Unlike Ms. Page, I am not going to try to pin the blame for the current condition of our sexual culture on any one group. Feminists, pornographers and certain parts of our corporate culture share some responsibility, along with abortion rights advocacy groups. But I do think groups like NARAL, Cristina Page’s employer, have a serious responsibility for the current condition of our culture.

The modern view holds that sex is a recreational activity with no moral or social significance. The freedom we have come to value is to be completely unencumbered by human relationships. We are entitled to end or walk away from any relationship with a person who might legitimately make demands upon us that we don’t want to fulfill. And reproductive freedom in particular, is the right to unlimited sexual activity without a live baby resulting.

I call this view of sex, Consumer Sex. The decision to have sex is comparable to the decision to go bowling or go out for pizza. If sex is a recreational activity, that makes our sex partners consumer goods, that satisfy us more or less well. And when we are no longer satisfied with our sex partners, we feel entitled to discard them. We believe it is morally acceptable to use another person, as long as they consent to being used. As long as the sex was voluntary and properly contracepted, it is OK. I need not say that this attitude toward sex would be impossible in the absence of abortion on demand and unlimited access to contraception.

The alternative view is the organic view of human sexuality. Sex has two organic purposes: procreation and spousal unity. Spousal unity is a fancy way of saying that sex builds up the relationship between the husband and the wife. Unbeknownst to critics like Cristina Page, the Christian view of sexuality has recognized spousal unity as a legitimate purpose of sex since the Middle Ages. Both of these organic purposes build up the community of the family. Procreation brings new people into being. And spousal unity helps to sustain the bond between the spouses, so they will be there for each other and their children over the long-haul.

Consumer Sex turns this organic reality on its head. Consumer Sex takes the sexual urge, which is a great engine of sociability, and turns into a consumer good. Instead of seeing sex as something that builds up the family and the community, we see sex as something that is all about me and my feelings.

Cristina Page and her companions believe they are promoting the view that sex is for pleasure. But who takes pleasure in being used? The sexual revolution, of which NARAL is so proud, has not made people happy. This is the primary reason why not: no matter how much fun we’re having while we are using another person, we don’t want to be on the receiving end of being used.

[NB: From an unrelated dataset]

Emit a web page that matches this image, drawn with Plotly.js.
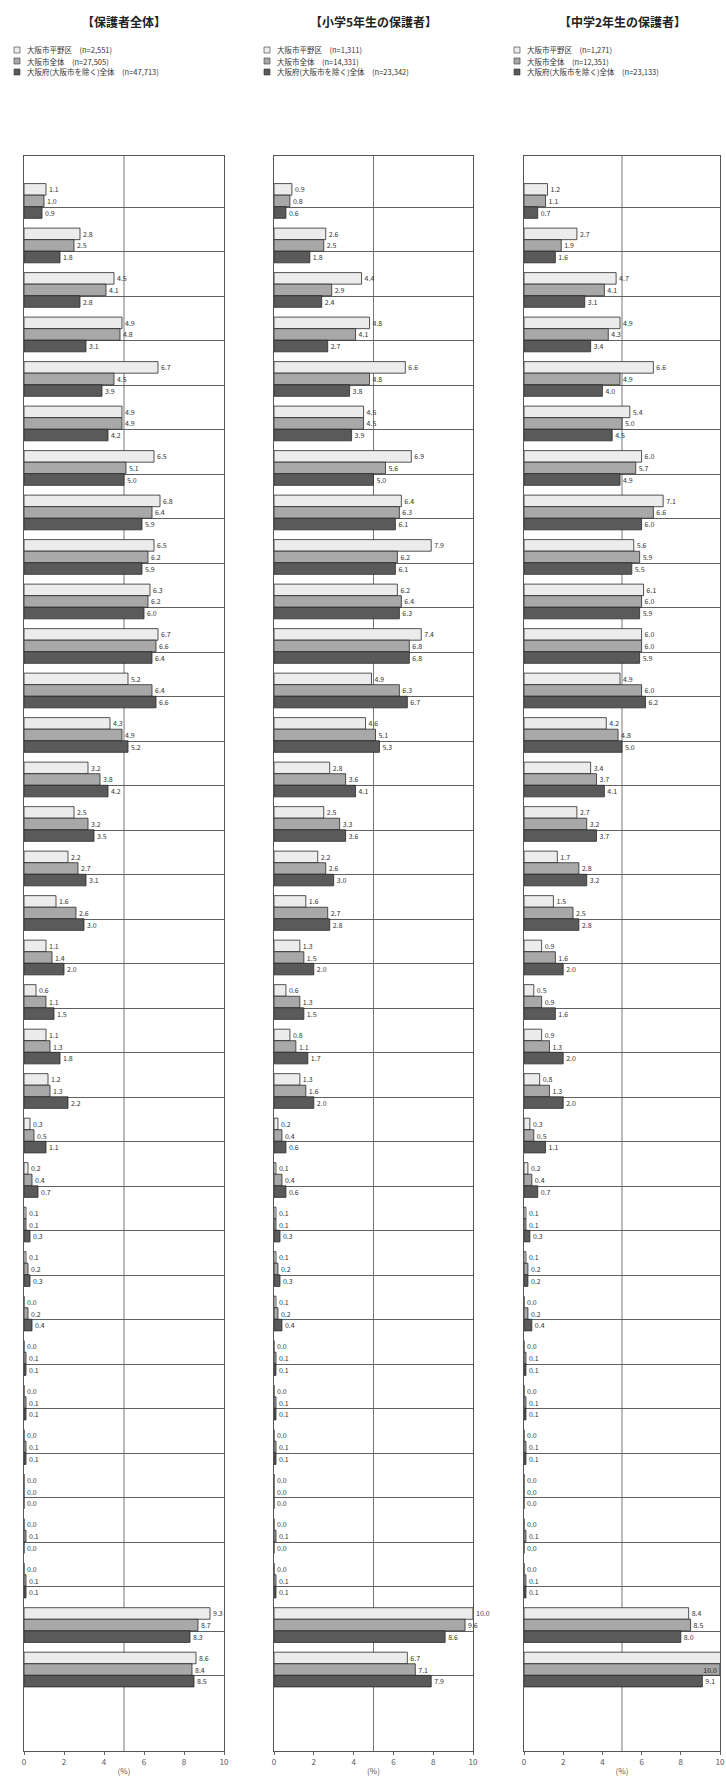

Adopting the label of “pro-choice” obscures the subject of the choice. When you spell out the pro-choice position, it is not really all that appealing. In my own book, Smart Sex: Finding Life-long Love in a Hook-up World, I say nothing about what should be legal or illegal. I simply point out that many of our (perfectly legal) sexual decisions are just plain dumb.

I challenge Cristina Page to a debate. I will debate her on the airwaves. I will debate her in person. I’ll debate her on her own terms, in the style of the Yale Political Union: “Resolved: that contraception is the greatest thing since sliced bread.” Then we will find out who is saving America and who is just trying to scare it to death.